Richard Juhlin reflects on the difference between cork taint or cellar note? [read the full champagne story]
Estimated reading time: 5 minutes
Defects in wine?
Defective wines are truly a disappointing and tricky downside to our wonderful hobby of enjoying life. There is a plethora of various wine defects, but by far the most prominent and common is cork taint. Cork-tainted wine, also known as cork defect or TCA (trichloroanisole), occurs when a chemical chlorine compound in the cork contaminates the wine. So, how do cork-tainted wines smell and taste? Wet cardboard, mold, swimming pool, and wet dog are good descriptions, but I would also add that it can taste just like cork! If you smell and taste a fresh cork, you will likely recognize this cork note when it appears in wine. The cork should never impart its own flavor to the wine.
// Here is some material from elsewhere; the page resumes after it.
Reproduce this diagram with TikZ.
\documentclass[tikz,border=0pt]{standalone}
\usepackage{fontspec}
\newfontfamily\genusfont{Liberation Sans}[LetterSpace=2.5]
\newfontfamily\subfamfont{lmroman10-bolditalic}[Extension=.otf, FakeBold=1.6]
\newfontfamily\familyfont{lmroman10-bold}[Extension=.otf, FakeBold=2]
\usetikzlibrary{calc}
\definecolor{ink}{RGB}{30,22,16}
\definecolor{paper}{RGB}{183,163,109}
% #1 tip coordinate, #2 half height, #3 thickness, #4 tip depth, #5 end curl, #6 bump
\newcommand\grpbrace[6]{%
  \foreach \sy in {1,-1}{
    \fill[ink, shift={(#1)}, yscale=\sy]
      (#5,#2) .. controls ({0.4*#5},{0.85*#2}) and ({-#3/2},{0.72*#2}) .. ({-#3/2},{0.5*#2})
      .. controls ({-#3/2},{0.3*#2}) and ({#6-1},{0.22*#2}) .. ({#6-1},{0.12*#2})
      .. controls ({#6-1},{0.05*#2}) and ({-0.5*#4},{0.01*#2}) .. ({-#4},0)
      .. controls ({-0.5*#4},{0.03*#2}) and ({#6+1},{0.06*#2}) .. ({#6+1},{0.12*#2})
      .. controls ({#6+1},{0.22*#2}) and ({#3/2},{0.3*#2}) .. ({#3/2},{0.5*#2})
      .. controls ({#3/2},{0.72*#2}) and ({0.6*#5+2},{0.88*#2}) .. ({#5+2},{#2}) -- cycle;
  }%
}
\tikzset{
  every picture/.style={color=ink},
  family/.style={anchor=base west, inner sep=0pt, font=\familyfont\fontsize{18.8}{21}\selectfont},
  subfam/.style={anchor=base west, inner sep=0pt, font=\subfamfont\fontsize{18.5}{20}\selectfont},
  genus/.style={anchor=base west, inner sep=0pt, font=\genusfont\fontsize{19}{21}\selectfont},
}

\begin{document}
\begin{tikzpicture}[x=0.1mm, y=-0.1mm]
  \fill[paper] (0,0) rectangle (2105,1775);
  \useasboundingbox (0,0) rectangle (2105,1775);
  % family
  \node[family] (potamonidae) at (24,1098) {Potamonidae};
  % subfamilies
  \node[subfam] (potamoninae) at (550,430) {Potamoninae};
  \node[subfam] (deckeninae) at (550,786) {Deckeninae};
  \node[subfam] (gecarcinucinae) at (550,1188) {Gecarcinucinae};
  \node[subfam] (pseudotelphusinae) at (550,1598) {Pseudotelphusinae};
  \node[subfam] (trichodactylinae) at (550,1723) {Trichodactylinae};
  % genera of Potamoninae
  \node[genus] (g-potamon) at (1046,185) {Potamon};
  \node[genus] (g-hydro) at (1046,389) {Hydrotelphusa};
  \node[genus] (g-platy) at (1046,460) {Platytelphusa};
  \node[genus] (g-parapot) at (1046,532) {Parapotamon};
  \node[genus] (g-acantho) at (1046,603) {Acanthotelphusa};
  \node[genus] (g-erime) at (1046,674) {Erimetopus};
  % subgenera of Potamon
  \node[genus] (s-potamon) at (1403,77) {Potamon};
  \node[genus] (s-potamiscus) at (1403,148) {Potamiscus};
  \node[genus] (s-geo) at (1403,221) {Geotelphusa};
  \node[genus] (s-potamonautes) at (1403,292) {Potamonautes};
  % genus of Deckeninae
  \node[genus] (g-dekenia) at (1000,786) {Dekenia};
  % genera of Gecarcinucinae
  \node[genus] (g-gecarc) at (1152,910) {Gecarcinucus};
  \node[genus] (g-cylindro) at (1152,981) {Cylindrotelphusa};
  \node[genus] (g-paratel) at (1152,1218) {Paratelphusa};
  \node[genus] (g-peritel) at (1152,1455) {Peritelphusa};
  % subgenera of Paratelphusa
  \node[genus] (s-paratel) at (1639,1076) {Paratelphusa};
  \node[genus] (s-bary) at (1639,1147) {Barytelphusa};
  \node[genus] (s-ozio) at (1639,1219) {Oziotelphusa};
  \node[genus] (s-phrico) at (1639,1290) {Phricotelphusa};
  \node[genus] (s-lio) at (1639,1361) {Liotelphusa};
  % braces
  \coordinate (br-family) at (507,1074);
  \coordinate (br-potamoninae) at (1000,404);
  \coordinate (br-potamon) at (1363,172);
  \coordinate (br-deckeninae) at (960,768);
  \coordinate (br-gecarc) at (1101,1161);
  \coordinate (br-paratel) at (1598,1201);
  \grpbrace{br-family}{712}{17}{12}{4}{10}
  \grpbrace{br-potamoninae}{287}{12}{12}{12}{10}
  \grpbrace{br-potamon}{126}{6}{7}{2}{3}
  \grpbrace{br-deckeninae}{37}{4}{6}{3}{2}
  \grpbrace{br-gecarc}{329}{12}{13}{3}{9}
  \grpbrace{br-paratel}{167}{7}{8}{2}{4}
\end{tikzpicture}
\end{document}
It’s important to understand that cork taint is usually not the winemaker’s fault but rather an unfortunate fluke in wine production. Of course, one can minimize the risk by avoiding cleaning surfaces with chlorine or similar substances that the wine passes through during vinification. Stricter selection of corks and possibly using alternatives like Mytik corks also reduce the proportion of cork-tainted wines. But fundamentally, encountering one of the approximately 10% of still wines and 3% of all champagne bottles that are cork-tainted mainly comes down to bad luck. It is comforting that cork-tainted champagne is much rarer!
Cork taint
Many casual wine consumers believe that cork taint is the only valid reason to return a bottle they are unhappy with at a restaurant. However, there can be other justifiable reasons for dissatisfaction. Unfortunately, the boundaries are somewhat fluid, and sometimes a wine may have an obscure fundamental character that raises doubts. Excessive oakiness, dirty barrels, overly pronounced minerality, or excessive reduction can cause confusion. Oxidation is probably the most divisive issue since the development of all wines is a result of oxygen’s aging and developmental impact. Even skilled sommeliers may have differing opinions on how far oxidation can go before a wine is deemed overly oxidized or maderized.
Deliberately oxidative champagnes
In the champagne world, deliberately oxidative champagnes vinified in oak barrels often cause the most debate and confusion among younger champagnes. When it comes to older champagnes, opinions can differ even more. The level of aldehydes always increases in older champagnes, but some individuals are hypersensitive to these notes, dismissing what I and my champagne-loving friends find delightful, such as caramelization and the toffee-like quality created by the Maillard Reaction. Generally, you can be confident that an older bottle is still sound if the mousse is intact and there are no swimming pool or musty cellar notes.
Distinguish between cork taint and cellar tones
However, it can sometimes be tricky to distinguish between cork taint and cellar tones. How can you best differentiate between natural cellar scents and mild cork taint? It can be difficult, as cork taint can be subtle at first. The initial sign is a reduction in the wine’s fruitiness and freshness, making it somewhat muted. When so-called “sneaky cork taint” appears, it can sometimes resemble a cellar tone from aging. Absolute certainty comes only after the wine has stood in the glass for a while. The cellar scent may dissipate, while cork taint only grows stronger over time.
Cork-tainted wines should always be returned and avoided, no matter how mild the defect. Furthermore, tasting cork-tainted wine leaves a residual flavor on the tongue that can contaminate subsequent wines. Thus, it’s important to assess the wine based on aroma alone, if possible. On the other hand, if it’s a cellar note, one should carefully consider whether the wine should be returned. A cellar tone is an aroma that sneaks into the wine through the cork from the cellar where it was aged. Personally, I am quite tolerant of a hint of natural cellar tone in older wines if the wine is otherwise intact. I even adore the faintly sublime note we call “Goût de Reims,” which champagnes from the Gallo-Roman chalk cellars of Reims (e.g., Taittinger, Clicquot, Heidsieck, Ruinart, Henriot, and Pommery) acquire after more than five years of aging on the lees in these pristine chalk cellars. It’s as though the minerality from the vineyard gets an extra boost from the same chalk during storage. I emphasize that this must be a faint seasoning in the overall composition to avoid being perceived as a defect.
My worst cork experience
No matter how much we learn about defective wines, we will all inevitably miss a wine that initially seems fine but reveals itself as defective after aeration. Unfortunately, by then, it’s often too late for the restaurant to replace the bottle. But you can always try. My worst cork experience was when I ordered and rejected two subtly cork-tainted, extremely expensive magnums of 1971 Billecart-Salmon N.F. in a row, to the great annoyance of the Parisian sommelier. I didn’t want to order a third and considered switching champagnes, but my paying client insisted on a third magnum.